Work to complete
Write each line out again exactly as written.
================================
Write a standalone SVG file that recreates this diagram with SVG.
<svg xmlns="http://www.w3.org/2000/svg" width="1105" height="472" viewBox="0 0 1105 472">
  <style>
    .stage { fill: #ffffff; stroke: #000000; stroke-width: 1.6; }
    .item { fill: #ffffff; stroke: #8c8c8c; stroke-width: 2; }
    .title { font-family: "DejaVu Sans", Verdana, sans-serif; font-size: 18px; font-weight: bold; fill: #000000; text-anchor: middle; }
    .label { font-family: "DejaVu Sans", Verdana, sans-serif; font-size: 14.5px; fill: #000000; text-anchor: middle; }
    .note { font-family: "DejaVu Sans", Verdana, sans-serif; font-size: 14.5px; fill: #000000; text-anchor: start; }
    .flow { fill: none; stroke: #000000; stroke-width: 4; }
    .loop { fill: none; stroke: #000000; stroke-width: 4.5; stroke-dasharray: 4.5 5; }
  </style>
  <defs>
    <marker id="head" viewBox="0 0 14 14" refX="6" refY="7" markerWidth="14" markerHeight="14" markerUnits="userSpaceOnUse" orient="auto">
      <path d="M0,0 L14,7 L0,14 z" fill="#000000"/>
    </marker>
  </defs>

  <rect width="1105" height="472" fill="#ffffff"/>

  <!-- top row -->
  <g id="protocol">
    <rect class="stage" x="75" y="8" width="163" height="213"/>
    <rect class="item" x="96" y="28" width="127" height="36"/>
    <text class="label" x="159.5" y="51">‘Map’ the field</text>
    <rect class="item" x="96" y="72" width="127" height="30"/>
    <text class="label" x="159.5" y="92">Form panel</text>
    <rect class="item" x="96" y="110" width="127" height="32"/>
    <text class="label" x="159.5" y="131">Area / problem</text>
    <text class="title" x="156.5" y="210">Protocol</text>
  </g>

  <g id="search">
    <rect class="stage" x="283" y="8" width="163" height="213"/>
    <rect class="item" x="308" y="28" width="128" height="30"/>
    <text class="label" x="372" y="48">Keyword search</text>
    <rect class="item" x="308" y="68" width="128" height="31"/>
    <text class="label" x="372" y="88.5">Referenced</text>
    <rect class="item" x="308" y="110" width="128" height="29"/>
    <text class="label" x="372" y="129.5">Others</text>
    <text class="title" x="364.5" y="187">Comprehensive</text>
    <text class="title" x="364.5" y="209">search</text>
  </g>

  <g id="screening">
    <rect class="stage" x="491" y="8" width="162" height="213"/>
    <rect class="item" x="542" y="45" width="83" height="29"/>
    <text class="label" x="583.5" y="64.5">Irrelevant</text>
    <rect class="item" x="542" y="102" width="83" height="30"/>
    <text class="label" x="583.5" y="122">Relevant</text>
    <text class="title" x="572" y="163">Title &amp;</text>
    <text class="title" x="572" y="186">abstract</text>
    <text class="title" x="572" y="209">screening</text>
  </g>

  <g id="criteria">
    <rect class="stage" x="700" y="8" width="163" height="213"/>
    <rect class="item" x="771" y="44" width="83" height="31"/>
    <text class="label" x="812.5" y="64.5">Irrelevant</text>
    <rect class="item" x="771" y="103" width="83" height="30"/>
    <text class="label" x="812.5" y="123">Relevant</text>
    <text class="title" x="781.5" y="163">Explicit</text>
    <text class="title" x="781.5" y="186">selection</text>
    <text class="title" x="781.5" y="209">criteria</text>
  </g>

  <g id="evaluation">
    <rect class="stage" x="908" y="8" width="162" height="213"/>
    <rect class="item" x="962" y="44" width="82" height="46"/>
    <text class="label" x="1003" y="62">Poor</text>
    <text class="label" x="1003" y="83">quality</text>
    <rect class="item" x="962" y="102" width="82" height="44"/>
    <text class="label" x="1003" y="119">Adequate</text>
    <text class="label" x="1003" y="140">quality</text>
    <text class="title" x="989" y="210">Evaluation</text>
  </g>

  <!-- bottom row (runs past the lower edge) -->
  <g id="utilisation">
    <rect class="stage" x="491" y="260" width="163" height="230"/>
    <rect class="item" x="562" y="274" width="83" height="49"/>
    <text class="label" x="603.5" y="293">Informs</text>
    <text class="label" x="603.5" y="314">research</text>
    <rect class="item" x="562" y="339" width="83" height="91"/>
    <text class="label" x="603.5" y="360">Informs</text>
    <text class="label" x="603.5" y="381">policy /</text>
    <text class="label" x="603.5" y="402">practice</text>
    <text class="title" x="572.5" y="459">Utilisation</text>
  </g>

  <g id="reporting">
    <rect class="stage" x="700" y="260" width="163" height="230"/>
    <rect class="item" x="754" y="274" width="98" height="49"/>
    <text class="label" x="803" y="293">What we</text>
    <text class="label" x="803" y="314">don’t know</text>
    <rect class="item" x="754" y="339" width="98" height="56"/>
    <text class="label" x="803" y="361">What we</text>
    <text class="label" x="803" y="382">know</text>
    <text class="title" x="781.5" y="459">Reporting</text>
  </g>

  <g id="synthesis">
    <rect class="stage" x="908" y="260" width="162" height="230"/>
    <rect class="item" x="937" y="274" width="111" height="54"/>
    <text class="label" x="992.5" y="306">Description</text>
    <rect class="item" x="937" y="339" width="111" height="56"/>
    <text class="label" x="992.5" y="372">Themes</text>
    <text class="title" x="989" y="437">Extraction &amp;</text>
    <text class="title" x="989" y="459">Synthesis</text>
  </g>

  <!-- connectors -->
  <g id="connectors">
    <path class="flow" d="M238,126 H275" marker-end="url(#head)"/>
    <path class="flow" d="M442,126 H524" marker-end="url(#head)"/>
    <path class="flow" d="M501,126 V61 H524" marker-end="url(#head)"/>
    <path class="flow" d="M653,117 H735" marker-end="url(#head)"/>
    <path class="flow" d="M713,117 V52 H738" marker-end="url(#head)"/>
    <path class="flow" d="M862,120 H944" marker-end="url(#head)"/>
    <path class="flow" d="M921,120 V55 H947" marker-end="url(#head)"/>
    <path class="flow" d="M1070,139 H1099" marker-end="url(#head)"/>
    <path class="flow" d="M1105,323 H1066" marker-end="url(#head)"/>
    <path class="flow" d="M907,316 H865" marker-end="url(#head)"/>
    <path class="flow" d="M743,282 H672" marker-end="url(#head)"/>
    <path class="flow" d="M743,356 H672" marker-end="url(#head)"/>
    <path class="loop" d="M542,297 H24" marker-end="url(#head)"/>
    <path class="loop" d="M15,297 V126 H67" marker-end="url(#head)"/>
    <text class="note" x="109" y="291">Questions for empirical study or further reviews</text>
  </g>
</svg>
================================
Expected output
Write a standalone SVG file that recreates this diagram with SVG.
<svg xmlns="http://www.w3.org/2000/svg" width="1105" height="472" viewBox="0 0 1105 472">
  <style>
    .stage { fill: #ffffff; stroke: #000000; stroke-width: 1.6; }
    .item { fill: #ffffff; stroke: #8c8c8c; stroke-width: 2; }
    .title { font-family: "DejaVu Sans", Verdana, sans-serif; font-size: 18px; font-weight: bold; fill: #000000; text-anchor: middle; }
    .label { font-family: "DejaVu Sans", Verdana, sans-serif; font-size: 14.5px; fill: #000000; text-anchor: middle; }
    .note { font-family: "DejaVu Sans", Verdana, sans-serif; font-size: 14.5px; fill: #000000; text-anchor: start; }
    .flow { fill: none; stroke: #000000; stroke-width: 4; }
    .loop { fill: none; stroke: #000000; stroke-width: 4.5; stroke-dasharray: 4.5 5; }
  </style>
  <defs>
    <marker id="head" viewBox="0 0 14 14" refX="6" refY="7" markerWidth="14" markerHeight="14" markerUnits="userSpaceOnUse" orient="auto">
      <path d="M0,0 L14,7 L0,14 z" fill="#000000"/>
    </marker>
  </defs>

  <rect width="1105" height="472" fill="#ffffff"/>

  <!-- top row -->
  <g id="protocol">
    <rect class="stage" x="75" y="8" width="163" height="213"/>
    <rect class="item" x="96" y="28" width="127" height="36"/>
    <text class="label" x="159.5" y="51">‘Map’ the field</text>
    <rect class="item" x="96" y="72" width="127" height="30"/>
    <text class="label" x="159.5" y="92">Form panel</text>
    <rect class="item" x="96" y="110" width="127" height="32"/>
    <text class="label" x="159.5" y="131">Area / problem</text>
    <text class="title" x="156.5" y="210">Protocol</text>
  </g>

  <g id="search">
    <rect class="stage" x="283" y="8" width="163" height="213"/>
    <rect class="item" x="308" y="28" width="128" height="30"/>
    <text class="label" x="372" y="48">Keyword search</text>
    <rect class="item" x="308" y="68" width="128" height="31"/>
    <text class="label" x="372" y="88.5">Referenced</text>
    <rect class="item" x="308" y="110" width="128" height="29"/>
    <text class="label" x="372" y="129.5">Others</text>
    <text class="title" x="364.5" y="187">Comprehensive</text>
    <text class="title" x="364.5" y="209">search</text>
  </g>

  <g id="screening">
    <rect class="stage" x="491" y="8" width="162" height="213"/>
    <rect class="item" x="542" y="45" width="83" height="29"/>
    <text class="label" x="583.5" y="64.5">Irrelevant</text>
    <rect class="item" x="542" y="102" width="83" height="30"/>
    <text class="label" x="583.5" y="122">Relevant</text>
    <text class="title" x="572" y="163">Title &amp;</text>
    <text class="title" x="572" y="186">abstract</text>
    <text class="title" x="572" y="209">screening</text>
  </g>

  <g id="criteria">
    <rect class="stage" x="700" y="8" width="163" height="213"/>
    <rect class="item" x="771" y="44" width="83" height="31"/>
    <text class="label" x="812.5" y="64.5">Irrelevant</text>
    <rect class="item" x="771" y="103" width="83" height="30"/>
    <text class="label" x="812.5" y="123">Relevant</text>
    <text class="title" x="781.5" y="163">Explicit</text>
    <text class="title" x="781.5" y="186">selection</text>
    <text class="title" x="781.5" y="209">criteria</text>
  </g>

  <g id="evaluation">
    <rect class="stage" x="908" y="8" width="162" height="213"/>
    <rect class="item" x="962" y="44" width="82" height="46"/>
    <text class="label" x="1003" y="62">Poor</text>
    <text class="label" x="1003" y="83">quality</text>
    <rect class="item" x="962" y="102" width="82" height="44"/>
    <text class="label" x="1003" y="119">Adequate</text>
    <text class="label" x="1003" y="140">quality</text>
    <text class="title" x="989" y="210">Evaluation</text>
  </g>

  <!-- bottom row (runs past the lower edge) -->
  <g id="utilisation">
    <rect class="stage" x="491" y="260" width="163" height="230"/>
    <rect class="item" x="562" y="274" width="83" height="49"/>
    <text class="label" x="603.5" y="293">Informs</text>
    <text class="label" x="603.5" y="314">research</text>
    <rect class="item" x="562" y="339" width="83" height="91"/>
    <text class="label" x="603.5" y="360">Informs</text>
    <text class="label" x="603.5" y="381">policy /</text>
    <text class="label" x="603.5" y="402">practice</text>
    <text class="title" x="572.5" y="459">Utilisation</text>
  </g>

  <g id="reporting">
    <rect class="stage" x="700" y="260" width="163" height="230"/>
    <rect class="item" x="754" y="274" width="98" height="49"/>
    <text class="label" x="803" y="293">What we</text>
    <text class="label" x="803" y="314">don’t know</text>
    <rect class="item" x="754" y="339" width="98" height="56"/>
    <text class="label" x="803" y="361">What we</text>
    <text class="label" x="803" y="382">know</text>
    <text class="title" x="781.5" y="459">Reporting</text>
  </g>

  <g id="synthesis">
    <rect class="stage" x="908" y="260" width="162" height="230"/>
    <rect class="item" x="937" y="274" width="111" height="54"/>
    <text class="label" x="992.5" y="306">Description</text>
    <rect class="item" x="937" y="339" width="111" height="56"/>
    <text class="label" x="992.5" y="372">Themes</text>
    <text class="title" x="989" y="437">Extraction &amp;</text>
    <text class="title" x="989" y="459">Synthesis</text>
  </g>

  <!-- connectors -->
  <g id="connectors">
    <path class="flow" d="M238,126 H275" marker-end="url(#head)"/>
    <path class="flow" d="M442,126 H524" marker-end="url(#head)"/>
    <path class="flow" d="M501,126 V61 H524" marker-end="url(#head)"/>
    <path class="flow" d="M653,117 H735" marker-end="url(#head)"/>
    <path class="flow" d="M713,117 V52 H738" marker-end="url(#head)"/>
    <path class="flow" d="M862,120 H944" marker-end="url(#head)"/>
    <path class="flow" d="M921,120 V55 H947" marker-end="url(#head)"/>
    <path class="flow" d="M1070,139 H1099" marker-end="url(#head)"/>
    <path class="flow" d="M1105,323 H1066" marker-end="url(#head)"/>
    <path class="flow" d="M907,316 H865" marker-end="url(#head)"/>
    <path class="flow" d="M743,282 H672" marker-end="url(#head)"/>
    <path class="flow" d="M743,356 H672" marker-end="url(#head)"/>
    <path class="loop" d="M542,297 H24" marker-end="url(#head)"/>
    <path class="loop" d="M15,297 V126 H67" marker-end="url(#head)"/>
    <text class="note" x="109" y="291">Questions for empirical study or further reviews</text>
  </g>
</svg>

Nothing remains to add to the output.